TAMPA - Trisha Davies clipped blooms from her Hyde Park garden for her day in county court.
And she told Judge James Dominguez all about her sunflowers, which honor her dead grandmother.
"I'm not a criminal," she told him, defending herself against city claims that her garden has gone awry. "I do not believe I have committed a criminal act in gardening. To ask me to cut this down is like asking me to cut my children up into little pieces."
But summer will be gone and fall will have come before Davies learns the fate of her garden.
Dominguez on Thursday postponed until Sept. 22 a court hearing to decide whether Davies must pay $76,685 in fines or possibly go to jail for city code violations.
"I'm torn," Davies said of the continuance. "It has robbed me of my spring and my summer, and it is going into my fall.

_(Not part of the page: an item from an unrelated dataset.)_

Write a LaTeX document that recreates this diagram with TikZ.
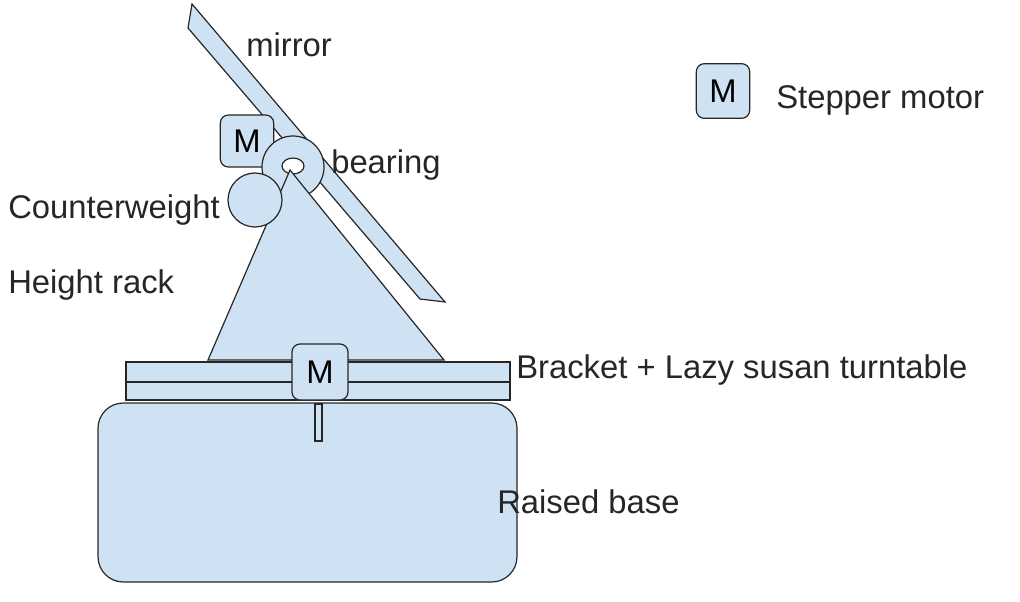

I wanted it resolved today."
Davies calls the free-form, organic garden at her home at Dekle Avenue and Albany Street "legendary." She began growing it 18 years ago.
The city of Tampa calls it a violation. Code enforcement has been fining Davies $35 a day since June 1999, citing her because her garden obstructs the right of way, the city said.
Jorge Martin, a city attorney, said the daily fine will continue to accrue "every day until she brings it into compliance."
"If she goes out there and brings it into compliance, the fines will stop tomorrow," Martin said.
In May, Mayor Pam Iorio established a criminal code court to handle longstanding infractions. A code enforcement official went to Davies' home that month and took pictures of the garden.
Davies declined a $250 settlement offer. So, the case went before Judge Dominguez Thursday.
The city maintained that the garden forces pedestrians to walk in the street and it blocks drivers' views. Davies countered by saying that her garden replaced fire ants and sand spurs.
Neighbor after neighbor flanked her in court to say they consider the garden a community jewel and not an obstruction.